Comble du bonheur, il a appris il y a peu de temps que sa Jeannette n'est pas morte comme on le lui avait dit. Hélas
! Quels arguments présenter pour sa défense à cette sa fille qu'il a laissée sans nouvelle depuis 35 ans et pour qui
il est officiellement décédé depuis bientôt 30 ans ! Le baroudeur, l'homme qui a su affronter les pires difficultés,
se jouer des intrigues les plus touffues, Jean Crémet recule. Jean n'ose pas ; il rebrousse chemin.
Au retour de ces voyages, Maria présente officiellement Jean à sa famille. L'accueil est chaleureux. L'adoption est
quasi instantanée. Ce monsieur Peyrot est un homme posé et cultivé. Maria sera heureuse avec lui.

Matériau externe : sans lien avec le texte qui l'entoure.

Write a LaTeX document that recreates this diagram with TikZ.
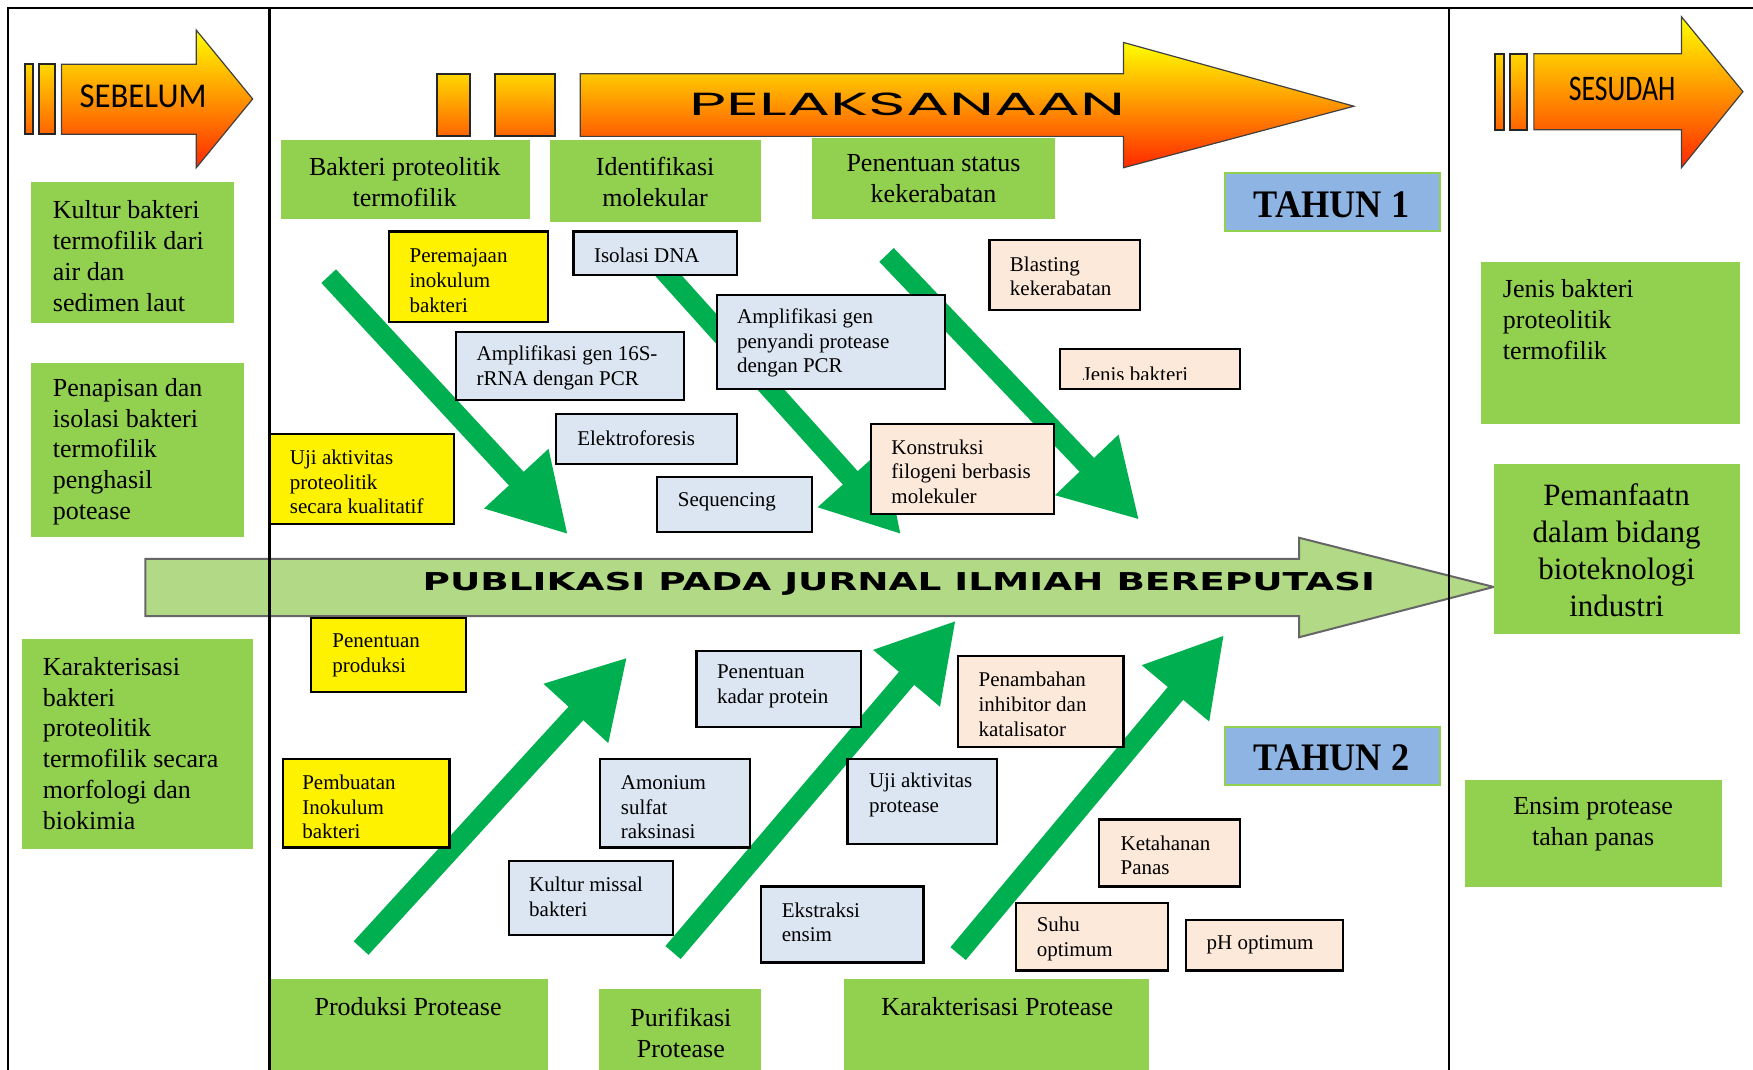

Huit années se sont écoulées. Notre aventurier a beaucoup perdu de son dynamisme. Son seul déplacement important est
pour la Tunisie, en 1969, pour se recueillir sur la tombe de ses parents, mais, et surtout, pour y retrouver sa sœur
Jeanne, devenue Madame Caniparoli. Hélas, celle-ci a quitté Ferryville et est retournée dans la banlieue nantaise.
Les évènements nationaux ou internationaux le captivent et il n'est pas avare de commentaires toujours aussi
percutants. Son seul regret, est de les vivre passivement.
Jean est un être cultivé. Son amour de la lecture est resté intact. Cette culture littéraire, liée à la richesse en
rebondissements que fut son existence, en font un orateur exceptionnel. Grâce à ce talent, il s'est constitué un
petit cercle d'amis fidèles qui viennent écouter quasi religieusement, les péripéties des quelques passages de sa vie
qu'il veut bien leur confier ; le tout agrémenté, comme il se doit, d'appréciations pas toujours nimbées
d'objectivité, mais toujours prisées par l'auditoire. Le curé de Libin ne fait-il pas partie de ses fidèles !
Ce n'est pas une surprise, Lénine, son ami de Pornic, est souvent mentionné.
5 mars 1973, Gabriel file sur ses 82 ans. Il éprouve de plus en plus de difficultés respiratoires
et est victime d'un sérieux malaise. L'alerte est chaude.
Moins de 3 semaines plus tard, le 24 mars, cette fois c'est la fin. Maria le fait enterrer, afin que la mort ne les
sépare pas, dans le tombeau de la famille Duchêne, à Libin, dans la banlieue bruxelloise. Selon la volonté du défunt
la cérémonie des obsèques a lieu sans fleurs ni couronnes et dans la plus stricte intimité.
Jean quitte le monde des vivants en petit père tranquille comme le plus commun des mortels.